>> start

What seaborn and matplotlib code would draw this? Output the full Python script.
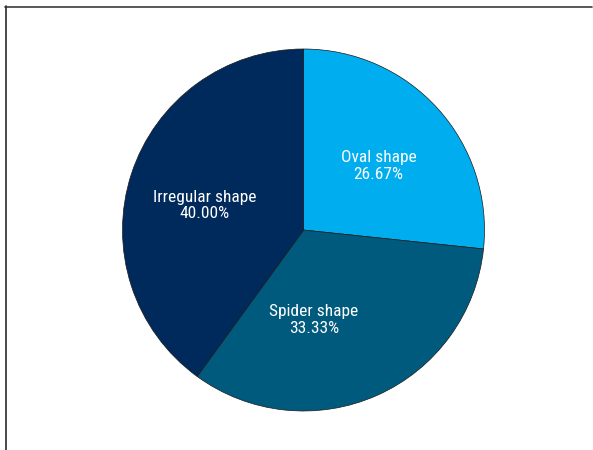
import matplotlib
matplotlib.use("Agg")
import matplotlib.pyplot as plt
from matplotlib import font_manager
from matplotlib.lines import Line2D
import seaborn as sns
import numpy as np

# Shape distribution (percent)
categories = ["Oval shape", "Spider shape", "Irregular shape"]
shares = [26.67, 33.33, 40.00]
colors = ["#00AEEF", "#005A7D", "#002A5C"]

# Label placement: (angle in degrees, radius fraction)
label_spots = [(40.5, 0.545), (-83.3, 0.50), (166, 0.565)]

sns.set_theme(style="white")
names = {f.name for f in font_manager.fontManager.ttflist}
narrow = [n for n in ("Liberation Sans Narrow", "Roboto Condensed", "Open Sans Condensed")
          if n in names]
plt.rcParams["font.family"] = narrow + ["DejaVu Sans"]

fig = plt.figure(figsize=(5.93, 4.5), dpi=100)
W, H = 593, 450
cx, cy, r = 303.5, 230, 181
ax = fig.add_axes([(cx - r) / W, (H - cy - r) / H, 2 * r / W, 2 * r / H])

wedges, _ = ax.pie(
    shares,
    colors=sns.color_palette(colors),
    startangle=90,
    counterclock=False,
    radius=1.0,
    wedgeprops=dict(edgecolor="#1a1a1a", linewidth=0.5),
)
ax.set_xlim(-1, 1)
ax.set_ylim(-1, 1)
ax.set_aspect("equal")
ax.axis("off")

for name, val, (ang, frac) in zip(categories, shares, label_spots):
    a = np.deg2rad(ang)
    ax.text(frac * np.cos(a), frac * np.sin(a), f"{name}\n{val:.2f}%",
            ha="center", va="center", color="white", fontsize=12.5,
            fontstretch="condensed", linespacing=1.12)

# Frame lines along the top and left edge
fig.add_artist(Line2D([5 / W, 592 / W], [1 - 6.5 / H, 1 - 6.5 / H],
                      transform=fig.transFigure, color="#3c3c3c", lw=1.2))
fig.add_artist(Line2D([5.5 / W, 5.5 / W], [1 - 6 / H, 0],
                      transform=fig.transFigure, color="#2a2a2a", lw=1.2))

fig.savefig("out.png", dpi=100)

>> end

SET EXERCISE>
Your task is to gather every line with the word "matplotlib" and copy it.

SOLUTION TO THIS TASK>
What seaborn and matplotlib code would draw this? Output the full Python script.
import matplotlib
matplotlib.use("Agg")
import matplotlib.pyplot as plt
from matplotlib import font_manager
from matplotlib.lines import Line2D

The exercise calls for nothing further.